Now, I’m not suggesting there should be any arbitrary time limit in which to resolve such emotional challenges. In my case it was a last straw and I ended the relationship. In many other cases it’s not nearly that simple. A bitter divorce doesn’t truly end things when children are involved and each day can bring a new trouble. Chronic health issues also need to be dealt with on an ongoing basis. But the basic lesson here still applies: Change the channel in your head! Decide to focus on more positive things and decide to whom you will talk and when. Resist the urge to continue to give everyone the play by play update each time you speak.
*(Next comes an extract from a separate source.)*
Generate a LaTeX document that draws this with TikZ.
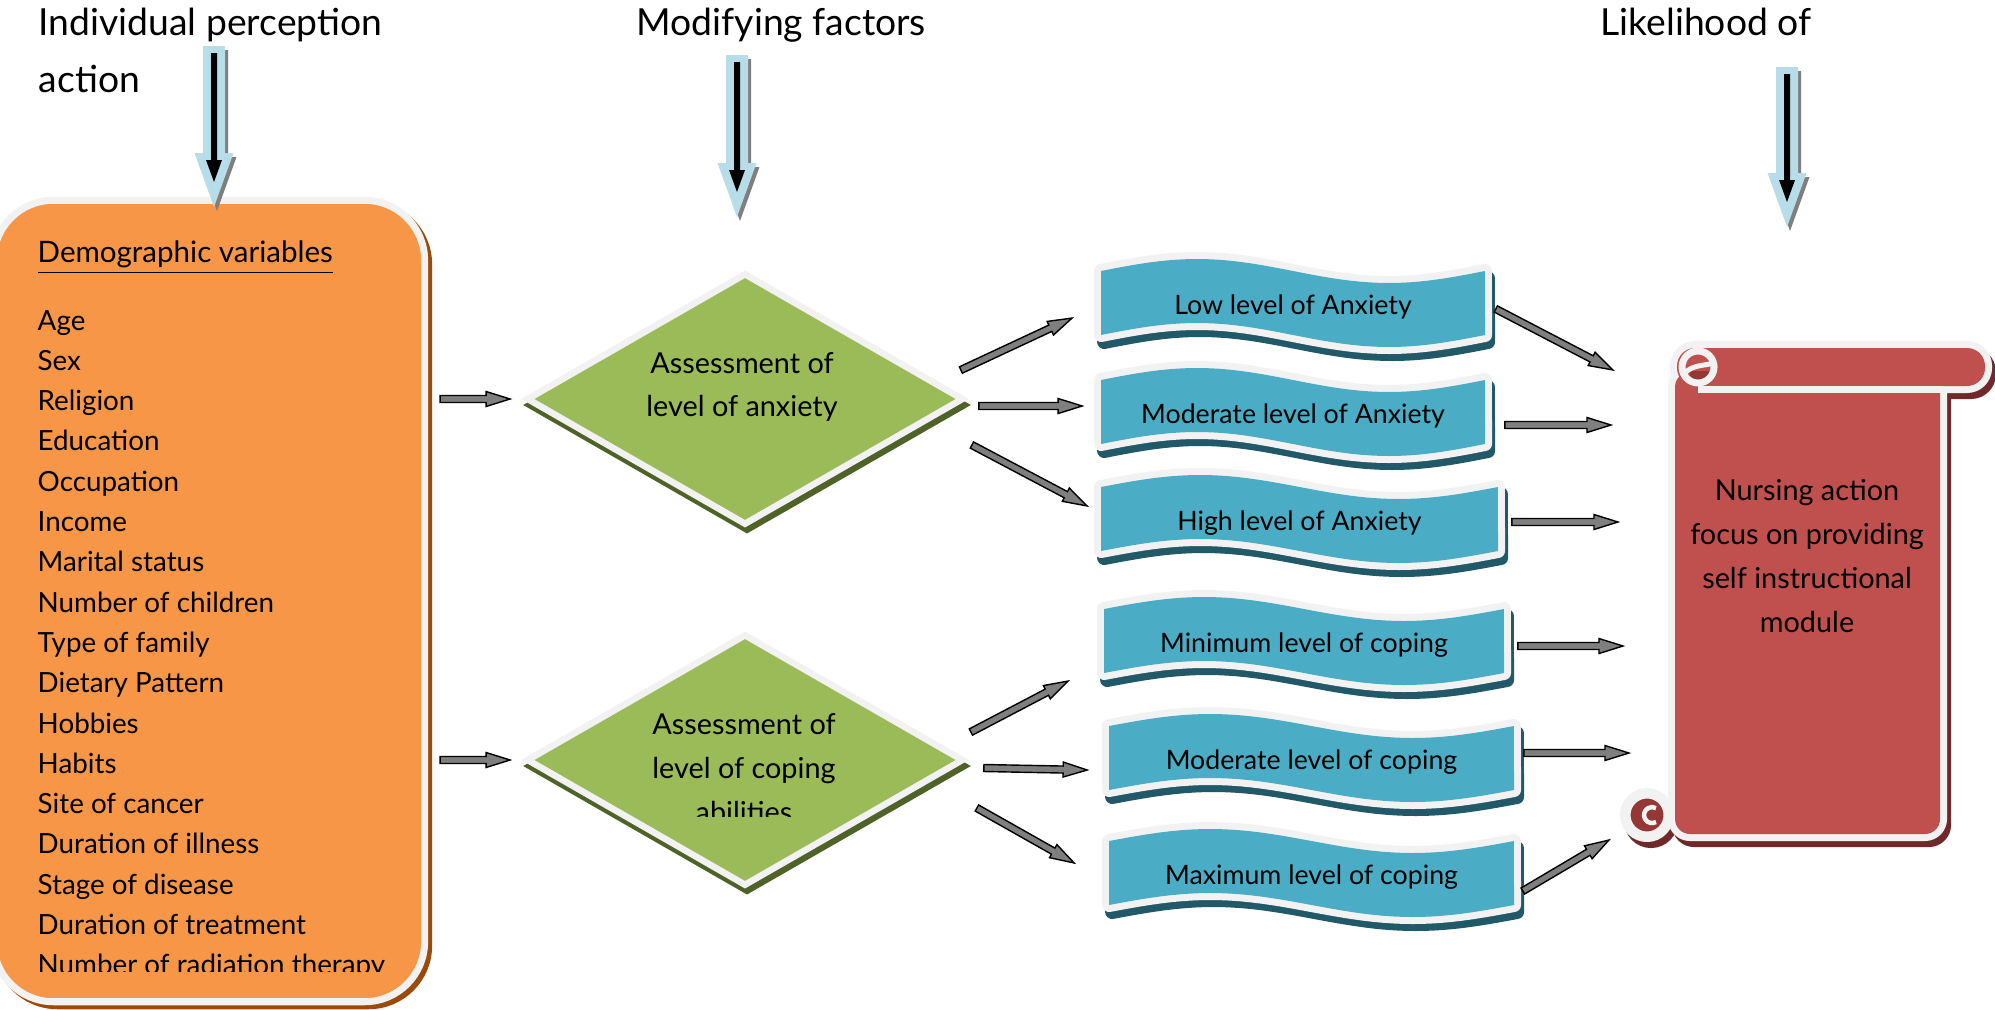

Often the simplest and most effective change is changing the venue. Take a break from your troubles. Get out of your routine and surroundings. Do something different…go to the beach, watch a funny movie, play a game. Instead of only sticking with those who know what you’re going through, sometimes it’s very helpful to get together with friends who have no idea but can offer you some enjoyment and fun. A wise mother once remarked that “dust keeps” so spend time with your kids and don’t worry so much about cleaning. Unfortunately, troubles keep too and they’ll likely still be there after your break…but your ability to handle them will be better.

Jesus gave us two important messages: “I came that they may have life, and have it to the full” and “In this world you will have troubles, but take heart, I have overcome the world”. Draw closer to Jesus in prayer…and during hard times especially, draw closer to Him with praise. Transferring the focus from our problems to His magnificent power and mercy is the best channel change you can make.